When Clapper formed the group, that was the first sign. Clapper should not have been the one forming the group.
Then, there was the statement put out announcing its formation:
The Review Group will assess whether, in light of advancements in communications technologies, the United States employs its technical collection capabilities in a manner that optimally protects our national security and advances our foreign policy while appropriately accounting for other policy considerations, such as the risk of unauthorized disclosure and our need to maintain the public trust.
It would be examining collection and surveillance capabilities. But no person criticizes the agency for its inability to collect and conduct surveillance. If anything, a review responsive to public criticism would assess whether the “national security” could be protected by utilizing surveillance capabilities to a far lesser extent.
Also, in that bureaucratic description of that group, there is no hint that Clapper is even remotely interested in helping the group investigate any alleged abuses by the intelligence community.
Then, there were the appointments. Michael Morell, Richard Clarke, Cass Sunstein, Peter Swire and Geoffrey Stone were appointed to be a part of this review group.
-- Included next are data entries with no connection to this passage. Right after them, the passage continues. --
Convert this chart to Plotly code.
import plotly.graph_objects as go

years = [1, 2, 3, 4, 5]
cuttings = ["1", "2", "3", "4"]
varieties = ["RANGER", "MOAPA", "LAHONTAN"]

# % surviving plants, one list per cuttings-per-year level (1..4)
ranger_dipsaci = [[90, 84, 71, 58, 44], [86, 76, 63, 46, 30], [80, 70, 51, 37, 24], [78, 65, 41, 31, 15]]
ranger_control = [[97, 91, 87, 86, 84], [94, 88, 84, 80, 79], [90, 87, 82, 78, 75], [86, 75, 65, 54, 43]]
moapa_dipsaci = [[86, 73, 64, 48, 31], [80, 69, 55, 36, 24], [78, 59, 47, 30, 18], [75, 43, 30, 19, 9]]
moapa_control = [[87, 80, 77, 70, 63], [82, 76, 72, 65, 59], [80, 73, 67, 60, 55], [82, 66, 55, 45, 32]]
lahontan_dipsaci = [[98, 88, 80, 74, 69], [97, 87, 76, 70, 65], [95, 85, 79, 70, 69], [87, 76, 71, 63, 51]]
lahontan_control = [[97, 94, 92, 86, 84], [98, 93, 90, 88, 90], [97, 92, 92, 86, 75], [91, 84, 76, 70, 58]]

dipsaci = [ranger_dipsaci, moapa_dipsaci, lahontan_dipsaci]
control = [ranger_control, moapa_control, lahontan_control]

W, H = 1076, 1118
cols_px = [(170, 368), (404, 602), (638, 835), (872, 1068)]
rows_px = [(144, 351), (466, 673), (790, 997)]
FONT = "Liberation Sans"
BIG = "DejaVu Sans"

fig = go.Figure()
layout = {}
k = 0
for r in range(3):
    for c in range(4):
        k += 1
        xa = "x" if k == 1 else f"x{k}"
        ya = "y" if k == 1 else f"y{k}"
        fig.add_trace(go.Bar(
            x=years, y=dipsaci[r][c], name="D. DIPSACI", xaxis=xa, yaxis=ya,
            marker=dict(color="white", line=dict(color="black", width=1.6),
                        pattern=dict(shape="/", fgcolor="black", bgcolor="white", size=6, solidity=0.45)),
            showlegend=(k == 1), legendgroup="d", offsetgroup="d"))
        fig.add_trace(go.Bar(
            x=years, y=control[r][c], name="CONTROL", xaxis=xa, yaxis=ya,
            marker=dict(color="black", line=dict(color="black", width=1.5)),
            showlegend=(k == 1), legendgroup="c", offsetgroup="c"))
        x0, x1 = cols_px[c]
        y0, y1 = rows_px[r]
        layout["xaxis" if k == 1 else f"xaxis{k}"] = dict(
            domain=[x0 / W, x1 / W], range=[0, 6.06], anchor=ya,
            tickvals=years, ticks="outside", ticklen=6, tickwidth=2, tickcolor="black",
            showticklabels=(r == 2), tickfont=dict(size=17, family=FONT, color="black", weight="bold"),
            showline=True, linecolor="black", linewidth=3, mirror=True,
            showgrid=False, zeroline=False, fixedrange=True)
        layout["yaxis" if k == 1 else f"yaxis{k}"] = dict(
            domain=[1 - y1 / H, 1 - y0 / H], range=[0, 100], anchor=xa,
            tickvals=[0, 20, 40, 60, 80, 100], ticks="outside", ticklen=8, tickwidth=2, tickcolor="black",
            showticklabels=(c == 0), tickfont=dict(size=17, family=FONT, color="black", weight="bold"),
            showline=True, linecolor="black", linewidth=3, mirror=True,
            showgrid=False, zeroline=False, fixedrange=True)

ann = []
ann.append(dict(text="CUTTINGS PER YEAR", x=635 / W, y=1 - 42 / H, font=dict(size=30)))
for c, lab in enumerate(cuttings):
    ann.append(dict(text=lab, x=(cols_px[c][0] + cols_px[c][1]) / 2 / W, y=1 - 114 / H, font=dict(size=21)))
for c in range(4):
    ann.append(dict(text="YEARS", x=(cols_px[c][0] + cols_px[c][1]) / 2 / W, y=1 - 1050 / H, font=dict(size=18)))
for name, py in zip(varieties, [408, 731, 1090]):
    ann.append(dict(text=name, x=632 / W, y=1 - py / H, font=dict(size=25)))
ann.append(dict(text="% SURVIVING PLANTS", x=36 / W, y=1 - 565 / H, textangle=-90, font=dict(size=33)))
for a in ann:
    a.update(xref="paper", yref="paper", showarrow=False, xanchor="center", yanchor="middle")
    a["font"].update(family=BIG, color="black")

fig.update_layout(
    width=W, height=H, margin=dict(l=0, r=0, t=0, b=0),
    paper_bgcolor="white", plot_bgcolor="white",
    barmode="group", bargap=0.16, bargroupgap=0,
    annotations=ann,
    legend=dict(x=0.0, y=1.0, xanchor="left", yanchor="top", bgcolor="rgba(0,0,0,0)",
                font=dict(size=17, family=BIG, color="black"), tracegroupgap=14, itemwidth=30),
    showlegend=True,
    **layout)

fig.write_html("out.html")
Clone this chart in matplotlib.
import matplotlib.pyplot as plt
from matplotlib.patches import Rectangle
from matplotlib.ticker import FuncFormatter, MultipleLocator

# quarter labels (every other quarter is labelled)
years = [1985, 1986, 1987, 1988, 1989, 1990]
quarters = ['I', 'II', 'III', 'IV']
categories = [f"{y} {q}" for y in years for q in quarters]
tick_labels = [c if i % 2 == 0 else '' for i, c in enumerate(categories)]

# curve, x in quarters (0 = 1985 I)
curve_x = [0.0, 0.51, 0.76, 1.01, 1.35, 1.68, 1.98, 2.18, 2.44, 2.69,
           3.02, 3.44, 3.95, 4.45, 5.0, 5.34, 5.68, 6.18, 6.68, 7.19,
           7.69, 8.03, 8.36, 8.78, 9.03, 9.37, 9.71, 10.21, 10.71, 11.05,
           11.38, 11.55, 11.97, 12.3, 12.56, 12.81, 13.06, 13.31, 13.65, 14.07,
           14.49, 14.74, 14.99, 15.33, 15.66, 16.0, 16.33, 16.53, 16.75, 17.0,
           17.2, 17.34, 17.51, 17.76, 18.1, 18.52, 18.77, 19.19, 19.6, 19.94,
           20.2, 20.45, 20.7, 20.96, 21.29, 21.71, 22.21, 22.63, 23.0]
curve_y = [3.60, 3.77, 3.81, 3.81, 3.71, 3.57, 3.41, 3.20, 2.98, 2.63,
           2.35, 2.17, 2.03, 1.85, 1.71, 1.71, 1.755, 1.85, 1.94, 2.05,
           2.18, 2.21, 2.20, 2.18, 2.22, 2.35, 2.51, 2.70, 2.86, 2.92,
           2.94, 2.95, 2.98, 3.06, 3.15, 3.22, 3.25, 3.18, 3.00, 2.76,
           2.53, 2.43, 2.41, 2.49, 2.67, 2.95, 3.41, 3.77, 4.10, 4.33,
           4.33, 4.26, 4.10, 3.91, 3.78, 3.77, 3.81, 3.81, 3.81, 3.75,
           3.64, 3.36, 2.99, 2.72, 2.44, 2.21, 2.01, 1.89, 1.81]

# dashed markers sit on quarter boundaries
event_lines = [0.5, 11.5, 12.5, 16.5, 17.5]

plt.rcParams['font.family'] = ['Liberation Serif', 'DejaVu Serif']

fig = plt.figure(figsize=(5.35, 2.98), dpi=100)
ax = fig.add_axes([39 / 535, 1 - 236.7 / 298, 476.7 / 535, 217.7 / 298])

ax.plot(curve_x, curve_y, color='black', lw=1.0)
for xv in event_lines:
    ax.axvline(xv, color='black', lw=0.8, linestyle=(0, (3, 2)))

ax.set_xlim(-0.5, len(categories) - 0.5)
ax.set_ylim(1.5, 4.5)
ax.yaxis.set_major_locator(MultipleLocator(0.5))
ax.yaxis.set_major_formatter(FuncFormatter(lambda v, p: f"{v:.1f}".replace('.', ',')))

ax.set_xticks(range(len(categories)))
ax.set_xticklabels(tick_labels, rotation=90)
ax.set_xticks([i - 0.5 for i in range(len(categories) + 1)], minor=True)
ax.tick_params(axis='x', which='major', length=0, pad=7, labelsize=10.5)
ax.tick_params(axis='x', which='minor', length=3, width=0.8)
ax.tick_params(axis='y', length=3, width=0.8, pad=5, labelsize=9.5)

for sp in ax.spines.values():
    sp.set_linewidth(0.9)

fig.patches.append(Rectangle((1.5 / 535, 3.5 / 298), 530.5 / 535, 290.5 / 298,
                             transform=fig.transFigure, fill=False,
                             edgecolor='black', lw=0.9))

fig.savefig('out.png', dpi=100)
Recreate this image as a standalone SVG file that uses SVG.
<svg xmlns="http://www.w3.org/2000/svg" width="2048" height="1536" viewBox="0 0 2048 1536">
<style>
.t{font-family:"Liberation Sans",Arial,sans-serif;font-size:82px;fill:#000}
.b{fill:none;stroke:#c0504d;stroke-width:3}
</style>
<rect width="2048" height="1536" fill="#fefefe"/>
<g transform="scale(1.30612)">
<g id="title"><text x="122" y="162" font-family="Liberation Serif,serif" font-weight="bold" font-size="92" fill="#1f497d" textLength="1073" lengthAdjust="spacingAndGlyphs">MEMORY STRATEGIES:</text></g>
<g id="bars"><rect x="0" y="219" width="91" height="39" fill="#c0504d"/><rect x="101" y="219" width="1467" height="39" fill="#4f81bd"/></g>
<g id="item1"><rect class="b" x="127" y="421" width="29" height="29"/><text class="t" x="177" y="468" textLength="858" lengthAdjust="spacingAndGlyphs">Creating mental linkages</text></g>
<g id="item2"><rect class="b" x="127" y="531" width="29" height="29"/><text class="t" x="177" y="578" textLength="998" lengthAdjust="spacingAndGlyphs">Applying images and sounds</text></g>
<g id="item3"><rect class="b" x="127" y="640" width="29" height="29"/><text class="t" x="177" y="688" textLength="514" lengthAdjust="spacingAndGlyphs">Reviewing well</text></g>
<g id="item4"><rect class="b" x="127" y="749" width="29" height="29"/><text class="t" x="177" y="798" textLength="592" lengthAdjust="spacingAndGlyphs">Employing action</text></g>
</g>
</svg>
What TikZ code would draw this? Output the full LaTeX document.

Each of these men had served in the Executive Branch at one time or another except for Stone. Stone and Swire were supposed to be “privacy advocates” in the group.
While Stone is apparently a member of the National Advisory Council of the American Civil Liberties Union (ACLU), Stone wrote in July that Bush had violated the Fourth Amendment and Obama had not.
…Unlike the Obama program, which is limited to obtaining information about phone calls made and received from telephone companies, the Bush program authorized the government to wiretap private phone conversations. From a constitutional perspective, the difference is critical, and it is unfortunate that President Obama has not done a better job of explaining the distinction, and why his administration’s program does not violate the constitutional “right of privacy.”
Stone also aggressively debated against author Chris Hedges on “Democracy Now!” and has not hidden his disgust with Snowden’s decision to expose the true nature of unchecked NSA surveillance.
There is another review happening parallel to the one headed by Clapper. It is being overseen by the Privacy and Civil Liberties Oversight Board. But that review is not likely to carry the same weight as the one staffed with mostly former Executive Branch officials, who are conducting business in the offices of the agency which has been responsible for allowing the exposed surveillance abuses to take place.
In fact, the review group under Clapper is far more likely to produce an outcome favorable to an intelligence community of families and loved ones that feel they are wrongfully under siege by a press intent on viciously attacking their patriotism than anything remotely useful to bringing oversight to the country’s massive surveillance apparatus.